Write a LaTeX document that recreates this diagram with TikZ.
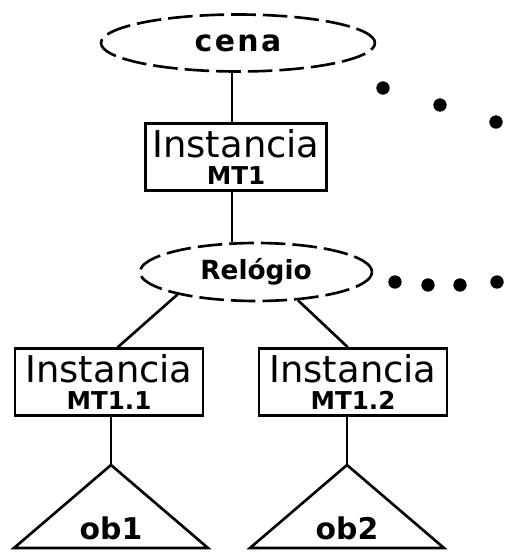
\documentclass[tikz,border=0pt]{standalone}
\usepackage{fontspec}
\setmainfont{DejaVu Sans}
\newfontfamily\spaced[LetterSpace=8]{DejaVu Sans}
\usetikzlibrary{shapes}
\tikzstyle{scene}=[ellipse,draw,line width=1.5pt,dash pattern=on 14pt off 4pt,inner sep=0pt]
\tikzstyle{instance}=[rectangle,draw,line width=1.5pt,align=center,inner sep=0pt,minimum height=1.34cm,font=\fontsize{21}{15}\selectfont]
\tikzstyle{objname}=[font=\fontsize{17}{19}\selectfont\bfseries]
\tikzstyle{edge}=[draw,line width=1.5pt]
\tikzstyle{dot}=[circle,fill=black,inner sep=0pt,minimum size=7.6pt]

\begin{document}
\begin{tikzpicture}[x=0.02cm,y=-0.02cm]
    \useasboundingbox (0,0) rectangle (512,558);
    % the two scene ellipses
    \node[scene,minimum width=5.48cm,minimum height=1.14cm,font=\fontsize{17}{19}\spaced\bfseries] (cena) at (238,43) {cena};
    \node[scene,minimum width=4.64cm,minimum height=1.16cm,font=\fontsize{15}{17}\selectfont\bfseries] (relogio) at (256,272) {Relógio};
    % instance boxes
    \foreach \pos/\name/\boxw/\label in {{(236,157)/MT1/3.62cm/MT1}, {(109,382)/MT11/3.76cm/MT1.1}, {(353,382)/MT12/3.76cm/MT1.2}}
        \node[instance,minimum width=\boxw] (\name) at \pos {Instancia\\{\fontsize{14}{15}\selectfont\bfseries\label}};
    % objects
    \foreach \x/\name/\label in {111/ob1/ob1, 347/ob2/ob2}{
        \coordinate (\name top) at (\x,465);
        \draw[line width=1.5pt,line join=miter] (\name top) -- ++(-97,83) -- ++(194,0) -- cycle;
        \node[objname] (\name) at (\x,528) {\label};
    }
    % dots
    \foreach \pos/\name in {{(383,88)/d1}, {(440,105)/d2}, {(496,122)/d3}, {(395,282)/d4}, {(428,285)/d5}, {(460,285)/d6}, {(497,282)/d7}}
        \node[dot] (\name) at \pos {};
    % Connect nodes
    \path[edge] (MT1.north -| 232,0) -- (cena.south -| 232,0);
    \path[edge] (MT1.south -| 232,0) -- (relogio.north -| 232,0);
    \path[edge] (relogio.196) -- ([xshift=5pt]MT11.north);
    \path[edge] (relogio.326) -- ([xshift=-3pt]MT12.north);
    \path[edge] (MT11.south -| ob1top) -- (ob1top);
    \path[edge] (MT12.south -| ob2top) -- (ob2top);
\end{tikzpicture}
\end{document}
......
[GIVEN REQUEST]:
Strip out the pictures and quote the remaining data word for word.

[TASK SOLUTION]:
Write a LaTeX document that recreates this diagram with TikZ.
\documentclass[tikz,border=0pt]{standalone}
\usepackage{fontspec}
\setmainfont{DejaVu Sans}
\newfontfamily\spaced[LetterSpace=8]{DejaVu Sans}
\usetikzlibrary{shapes}
\tikzstyle{scene}=[ellipse,draw,line width=1.5pt,dash pattern=on 14pt off 4pt,inner sep=0pt]
\tikzstyle{instance}=[rectangle,draw,line width=1.5pt,align=center,inner sep=0pt,minimum height=1.34cm,font=\fontsize{21}{15}\selectfont]
\tikzstyle{objname}=[font=\fontsize{17}{19}\selectfont\bfseries]
\tikzstyle{edge}=[draw,line width=1.5pt]
\tikzstyle{dot}=[circle,fill=black,inner sep=0pt,minimum size=7.6pt]

\begin{document}
\begin{tikzpicture}[x=0.02cm,y=-0.02cm]
    \useasboundingbox (0,0) rectangle (512,558);
    % the two scene ellipses
    \node[scene,minimum width=5.48cm,minimum height=1.14cm,font=\fontsize{17}{19}\spaced\bfseries] (cena) at (238,43) {cena};
    \node[scene,minimum width=4.64cm,minimum height=1.16cm,font=\fontsize{15}{17}\selectfont\bfseries] (relogio) at (256,272) {Relógio};
    % instance boxes
    \foreach \pos/\name/\boxw/\label in {{(236,157)/MT1/3.62cm/MT1}, {(109,382)/MT11/3.76cm/MT1.1}, {(353,382)/MT12/3.76cm/MT1.2}}
        \node[instance,minimum width=\boxw] (\name) at \pos {Instancia\\{\fontsize{14}{15}\selectfont\bfseries\label}};
    % objects
    \foreach \x/\name/\label in {111/ob1/ob1, 347/ob2/ob2}{
        \coordinate (\name top) at (\x,465);
        \draw[line width=1.5pt,line join=miter] (\name top) -- ++(-97,83) -- ++(194,0) -- cycle;
        \node[objname] (\name) at (\x,528) {\label};
    }
    % dots
    \foreach \pos/\name in {{(383,88)/d1}, {(440,105)/d2}, {(496,122)/d3}, {(395,282)/d4}, {(428,285)/d5}, {(460,285)/d6}, {(497,282)/d7}}
        \node[dot] (\name) at \pos {};
    % Connect nodes
    \path[edge] (MT1.north -| 232,0) -- (cena.south -| 232,0);
    \path[edge] (MT1.south -| 232,0) -- (relogio.north -| 232,0);
    \path[edge] (relogio.196) -- ([xshift=5pt]MT11.north);
    \path[edge] (relogio.326) -- ([xshift=-3pt]MT12.north);
    \path[edge] (MT11.south -| ob1top) -- (ob1top);
    \path[edge] (MT12.south -| ob2top) -- (ob2top);
\end{tikzpicture}
\end{document}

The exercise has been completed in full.